======== SUPPLIED RECORDS

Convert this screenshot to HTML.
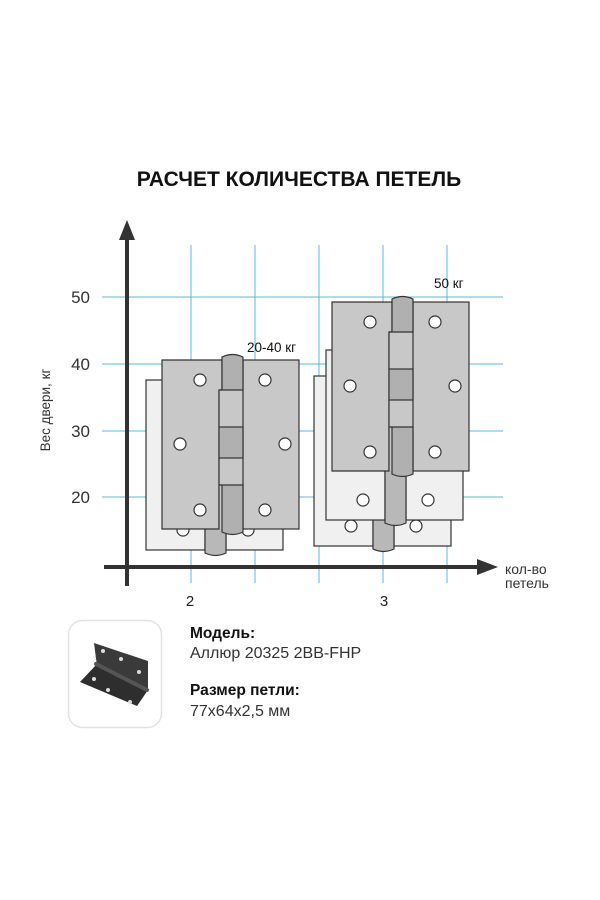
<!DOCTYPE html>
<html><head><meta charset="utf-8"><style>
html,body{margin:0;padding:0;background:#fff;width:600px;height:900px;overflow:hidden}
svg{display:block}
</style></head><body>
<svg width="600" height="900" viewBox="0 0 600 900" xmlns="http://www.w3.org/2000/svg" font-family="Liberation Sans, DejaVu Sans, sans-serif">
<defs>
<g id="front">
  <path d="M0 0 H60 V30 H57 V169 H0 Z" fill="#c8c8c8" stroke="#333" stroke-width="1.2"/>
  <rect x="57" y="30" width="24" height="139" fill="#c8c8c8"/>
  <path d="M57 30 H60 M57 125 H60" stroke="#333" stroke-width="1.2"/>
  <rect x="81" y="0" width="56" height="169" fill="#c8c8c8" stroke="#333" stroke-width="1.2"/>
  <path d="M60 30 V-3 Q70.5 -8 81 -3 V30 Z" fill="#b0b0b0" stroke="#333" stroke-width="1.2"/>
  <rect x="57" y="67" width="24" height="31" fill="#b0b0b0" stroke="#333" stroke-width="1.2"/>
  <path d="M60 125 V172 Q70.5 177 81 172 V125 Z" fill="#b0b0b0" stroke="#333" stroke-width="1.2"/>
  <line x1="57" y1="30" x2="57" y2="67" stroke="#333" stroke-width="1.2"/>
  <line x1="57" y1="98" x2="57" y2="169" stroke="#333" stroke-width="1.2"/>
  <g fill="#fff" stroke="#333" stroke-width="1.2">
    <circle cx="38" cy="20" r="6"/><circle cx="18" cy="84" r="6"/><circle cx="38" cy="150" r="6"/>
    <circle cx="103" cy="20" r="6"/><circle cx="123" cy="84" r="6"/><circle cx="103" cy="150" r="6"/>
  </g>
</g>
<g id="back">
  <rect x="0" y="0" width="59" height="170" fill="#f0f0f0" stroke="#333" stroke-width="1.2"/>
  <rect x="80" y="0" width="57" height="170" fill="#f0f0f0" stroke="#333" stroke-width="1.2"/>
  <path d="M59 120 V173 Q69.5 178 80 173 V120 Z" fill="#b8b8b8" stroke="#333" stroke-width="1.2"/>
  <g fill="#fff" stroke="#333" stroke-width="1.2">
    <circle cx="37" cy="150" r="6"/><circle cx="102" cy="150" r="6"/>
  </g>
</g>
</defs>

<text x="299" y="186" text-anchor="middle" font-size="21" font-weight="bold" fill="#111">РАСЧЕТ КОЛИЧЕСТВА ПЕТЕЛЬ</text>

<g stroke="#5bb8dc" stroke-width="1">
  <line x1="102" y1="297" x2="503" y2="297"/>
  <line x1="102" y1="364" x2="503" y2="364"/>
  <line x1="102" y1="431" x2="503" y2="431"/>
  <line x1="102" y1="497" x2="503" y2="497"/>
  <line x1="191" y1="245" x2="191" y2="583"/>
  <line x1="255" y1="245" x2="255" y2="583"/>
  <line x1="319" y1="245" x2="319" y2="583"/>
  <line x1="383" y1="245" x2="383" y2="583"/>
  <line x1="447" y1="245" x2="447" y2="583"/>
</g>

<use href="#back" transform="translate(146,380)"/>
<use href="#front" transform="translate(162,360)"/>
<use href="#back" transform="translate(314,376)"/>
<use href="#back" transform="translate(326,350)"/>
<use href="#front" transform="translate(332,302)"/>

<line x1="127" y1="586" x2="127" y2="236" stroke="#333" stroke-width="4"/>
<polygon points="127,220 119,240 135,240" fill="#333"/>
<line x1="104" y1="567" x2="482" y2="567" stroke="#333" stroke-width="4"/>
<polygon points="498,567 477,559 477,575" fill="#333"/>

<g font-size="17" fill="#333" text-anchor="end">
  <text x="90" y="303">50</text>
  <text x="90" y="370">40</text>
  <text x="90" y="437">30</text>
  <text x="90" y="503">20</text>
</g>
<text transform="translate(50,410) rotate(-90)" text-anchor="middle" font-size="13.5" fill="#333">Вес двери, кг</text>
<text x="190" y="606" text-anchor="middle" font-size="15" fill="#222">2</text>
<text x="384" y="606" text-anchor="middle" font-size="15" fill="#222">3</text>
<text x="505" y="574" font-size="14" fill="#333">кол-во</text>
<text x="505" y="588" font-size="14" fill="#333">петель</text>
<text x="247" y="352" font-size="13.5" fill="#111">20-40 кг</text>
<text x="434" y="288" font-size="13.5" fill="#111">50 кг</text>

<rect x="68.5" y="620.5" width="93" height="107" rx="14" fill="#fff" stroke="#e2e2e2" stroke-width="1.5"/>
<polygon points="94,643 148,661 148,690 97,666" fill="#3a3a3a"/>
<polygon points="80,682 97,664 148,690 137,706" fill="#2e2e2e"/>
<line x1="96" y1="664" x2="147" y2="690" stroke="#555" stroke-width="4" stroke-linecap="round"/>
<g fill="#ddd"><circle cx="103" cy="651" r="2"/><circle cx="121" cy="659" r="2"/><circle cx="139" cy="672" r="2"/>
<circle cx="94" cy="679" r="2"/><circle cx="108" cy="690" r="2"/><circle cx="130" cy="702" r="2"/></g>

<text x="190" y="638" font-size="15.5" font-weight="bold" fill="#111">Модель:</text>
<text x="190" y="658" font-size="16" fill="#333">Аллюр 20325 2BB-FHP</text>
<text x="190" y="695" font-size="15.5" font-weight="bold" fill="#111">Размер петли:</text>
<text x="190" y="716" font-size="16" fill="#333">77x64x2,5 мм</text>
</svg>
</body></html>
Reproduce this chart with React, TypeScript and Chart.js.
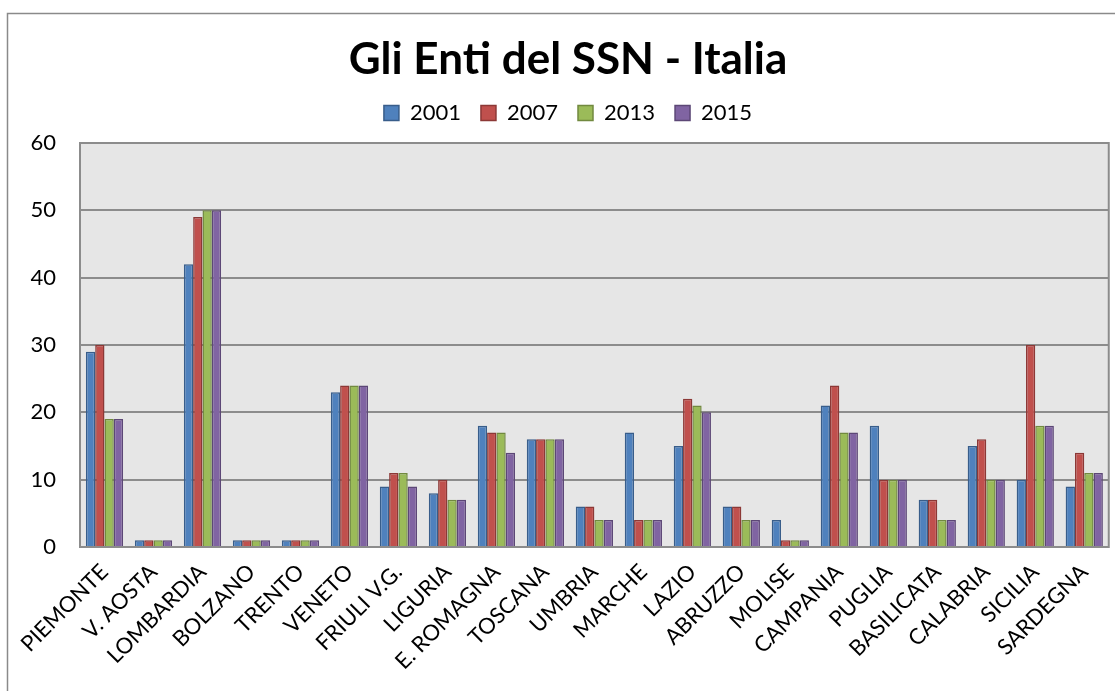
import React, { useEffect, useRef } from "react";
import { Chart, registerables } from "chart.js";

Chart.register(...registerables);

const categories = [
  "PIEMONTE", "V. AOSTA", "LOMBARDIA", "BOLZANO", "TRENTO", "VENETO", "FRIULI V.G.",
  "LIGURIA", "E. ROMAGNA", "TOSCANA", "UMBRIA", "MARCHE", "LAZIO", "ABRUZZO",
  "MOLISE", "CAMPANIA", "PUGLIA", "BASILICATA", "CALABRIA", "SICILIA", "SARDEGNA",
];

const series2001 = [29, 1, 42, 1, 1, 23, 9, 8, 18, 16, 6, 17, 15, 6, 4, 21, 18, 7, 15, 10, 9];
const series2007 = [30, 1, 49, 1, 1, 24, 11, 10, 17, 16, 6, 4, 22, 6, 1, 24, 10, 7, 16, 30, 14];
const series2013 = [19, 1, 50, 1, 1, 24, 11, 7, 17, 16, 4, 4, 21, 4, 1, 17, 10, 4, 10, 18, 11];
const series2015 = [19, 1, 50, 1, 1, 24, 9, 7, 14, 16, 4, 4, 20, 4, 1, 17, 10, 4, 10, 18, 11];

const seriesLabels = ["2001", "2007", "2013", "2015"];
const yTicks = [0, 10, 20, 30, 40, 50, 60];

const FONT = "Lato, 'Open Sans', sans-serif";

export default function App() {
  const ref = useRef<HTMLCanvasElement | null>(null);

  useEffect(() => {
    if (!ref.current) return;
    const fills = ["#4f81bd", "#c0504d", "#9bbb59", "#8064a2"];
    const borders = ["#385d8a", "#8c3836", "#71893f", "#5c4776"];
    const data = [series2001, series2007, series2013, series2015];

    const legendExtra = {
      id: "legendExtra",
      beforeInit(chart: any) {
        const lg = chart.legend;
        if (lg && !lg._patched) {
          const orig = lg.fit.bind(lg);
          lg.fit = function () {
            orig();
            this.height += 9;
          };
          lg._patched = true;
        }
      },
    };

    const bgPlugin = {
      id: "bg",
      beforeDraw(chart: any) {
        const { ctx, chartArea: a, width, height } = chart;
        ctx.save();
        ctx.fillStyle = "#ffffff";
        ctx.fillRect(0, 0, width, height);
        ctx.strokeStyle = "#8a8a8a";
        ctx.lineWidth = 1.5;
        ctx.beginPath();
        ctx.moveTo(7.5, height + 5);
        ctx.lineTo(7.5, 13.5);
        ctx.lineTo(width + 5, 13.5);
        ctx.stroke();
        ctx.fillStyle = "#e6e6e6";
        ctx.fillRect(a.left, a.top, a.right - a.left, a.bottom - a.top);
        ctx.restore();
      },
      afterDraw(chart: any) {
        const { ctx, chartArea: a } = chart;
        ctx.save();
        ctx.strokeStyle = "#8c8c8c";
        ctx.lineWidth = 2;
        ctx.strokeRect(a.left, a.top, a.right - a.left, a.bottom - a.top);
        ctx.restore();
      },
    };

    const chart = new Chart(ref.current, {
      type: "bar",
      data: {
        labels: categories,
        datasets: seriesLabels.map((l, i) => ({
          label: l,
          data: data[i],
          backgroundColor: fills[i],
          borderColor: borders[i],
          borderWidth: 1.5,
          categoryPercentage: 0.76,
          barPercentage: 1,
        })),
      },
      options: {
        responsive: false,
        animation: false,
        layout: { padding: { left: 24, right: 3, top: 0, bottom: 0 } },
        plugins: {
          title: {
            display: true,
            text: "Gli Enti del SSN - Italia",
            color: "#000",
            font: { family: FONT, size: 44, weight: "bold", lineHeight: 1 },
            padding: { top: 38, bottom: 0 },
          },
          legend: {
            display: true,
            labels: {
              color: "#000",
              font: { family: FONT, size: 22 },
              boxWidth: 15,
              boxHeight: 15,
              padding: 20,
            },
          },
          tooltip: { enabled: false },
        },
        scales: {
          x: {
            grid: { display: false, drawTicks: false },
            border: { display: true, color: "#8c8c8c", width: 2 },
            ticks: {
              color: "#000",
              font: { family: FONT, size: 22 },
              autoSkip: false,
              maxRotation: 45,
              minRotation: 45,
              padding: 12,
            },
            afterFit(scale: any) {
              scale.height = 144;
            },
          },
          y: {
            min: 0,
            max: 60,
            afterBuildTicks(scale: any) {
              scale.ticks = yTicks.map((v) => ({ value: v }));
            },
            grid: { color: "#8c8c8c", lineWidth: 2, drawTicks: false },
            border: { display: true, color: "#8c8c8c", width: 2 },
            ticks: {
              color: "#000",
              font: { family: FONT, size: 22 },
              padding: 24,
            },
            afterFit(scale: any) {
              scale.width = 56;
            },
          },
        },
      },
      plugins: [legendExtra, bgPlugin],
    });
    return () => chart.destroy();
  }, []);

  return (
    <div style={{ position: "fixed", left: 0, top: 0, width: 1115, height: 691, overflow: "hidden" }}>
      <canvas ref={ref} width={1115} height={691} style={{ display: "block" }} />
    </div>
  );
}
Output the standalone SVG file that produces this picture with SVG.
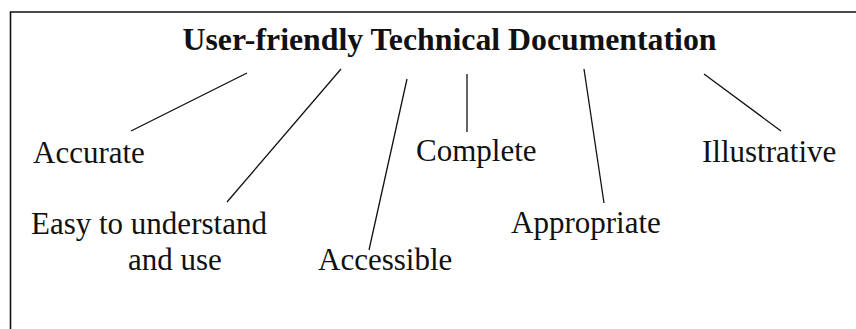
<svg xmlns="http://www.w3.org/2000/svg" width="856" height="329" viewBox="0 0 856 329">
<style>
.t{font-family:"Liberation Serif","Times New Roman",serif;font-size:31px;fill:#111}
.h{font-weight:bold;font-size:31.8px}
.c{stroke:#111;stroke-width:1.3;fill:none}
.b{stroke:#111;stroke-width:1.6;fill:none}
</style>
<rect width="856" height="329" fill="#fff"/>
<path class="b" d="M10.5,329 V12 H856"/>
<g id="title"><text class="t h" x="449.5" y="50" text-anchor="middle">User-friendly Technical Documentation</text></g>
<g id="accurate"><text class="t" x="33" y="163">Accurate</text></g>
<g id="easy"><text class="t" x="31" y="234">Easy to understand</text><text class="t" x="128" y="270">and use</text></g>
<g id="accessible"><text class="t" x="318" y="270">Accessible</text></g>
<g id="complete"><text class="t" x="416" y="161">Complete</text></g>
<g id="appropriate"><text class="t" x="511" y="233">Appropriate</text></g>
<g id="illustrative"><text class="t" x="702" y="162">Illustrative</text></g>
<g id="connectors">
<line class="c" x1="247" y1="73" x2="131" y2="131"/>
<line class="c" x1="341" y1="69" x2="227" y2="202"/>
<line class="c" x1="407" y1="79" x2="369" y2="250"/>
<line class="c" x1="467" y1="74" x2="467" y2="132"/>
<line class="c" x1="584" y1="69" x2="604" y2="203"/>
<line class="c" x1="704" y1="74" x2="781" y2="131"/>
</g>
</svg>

================

== GIVEN INSTRUCTION ==
In the listing above, find the line containing "Reproduce this chart" and the line containing "const ref = useRef<HTMLCanvasElement", then return both of them and every line between, exactly, without pictures.

== SOLUTION ==
Reproduce this chart with React, TypeScript and Chart.js.
import React, { useEffect, useRef } from "react";
import { Chart, registerables } from "chart.js";

Chart.register(...registerables);

const categories = [
  "PIEMONTE", "V. AOSTA", "LOMBARDIA", "BOLZANO", "TRENTO", "VENETO", "FRIULI V.G.",
  "LIGURIA", "E. ROMAGNA", "TOSCANA", "UMBRIA", "MARCHE", "LAZIO", "ABRUZZO",
  "MOLISE", "CAMPANIA", "PUGLIA", "BASILICATA", "CALABRIA", "SICILIA", "SARDEGNA",
];

const series2001 = [29, 1, 42, 1, 1, 23, 9, 8, 18, 16, 6, 17, 15, 6, 4, 21, 18, 7, 15, 10, 9];
const series2007 = [30, 1, 49, 1, 1, 24, 11, 10, 17, 16, 6, 4, 22, 6, 1, 24, 10, 7, 16, 30, 14];
const series2013 = [19, 1, 50, 1, 1, 24, 11, 7, 17, 16, 4, 4, 21, 4, 1, 17, 10, 4, 10, 18, 11];
const series2015 = [19, 1, 50, 1, 1, 24, 9, 7, 14, 16, 4, 4, 20, 4, 1, 17, 10, 4, 10, 18, 11];

const seriesLabels = ["2001", "2007", "2013", "2015"];
const yTicks = [0, 10, 20, 30, 40, 50, 60];

const FONT = "Lato, 'Open Sans', sans-serif";

export default function App() {
  const ref = useRef<HTMLCanvasElement | null>(null);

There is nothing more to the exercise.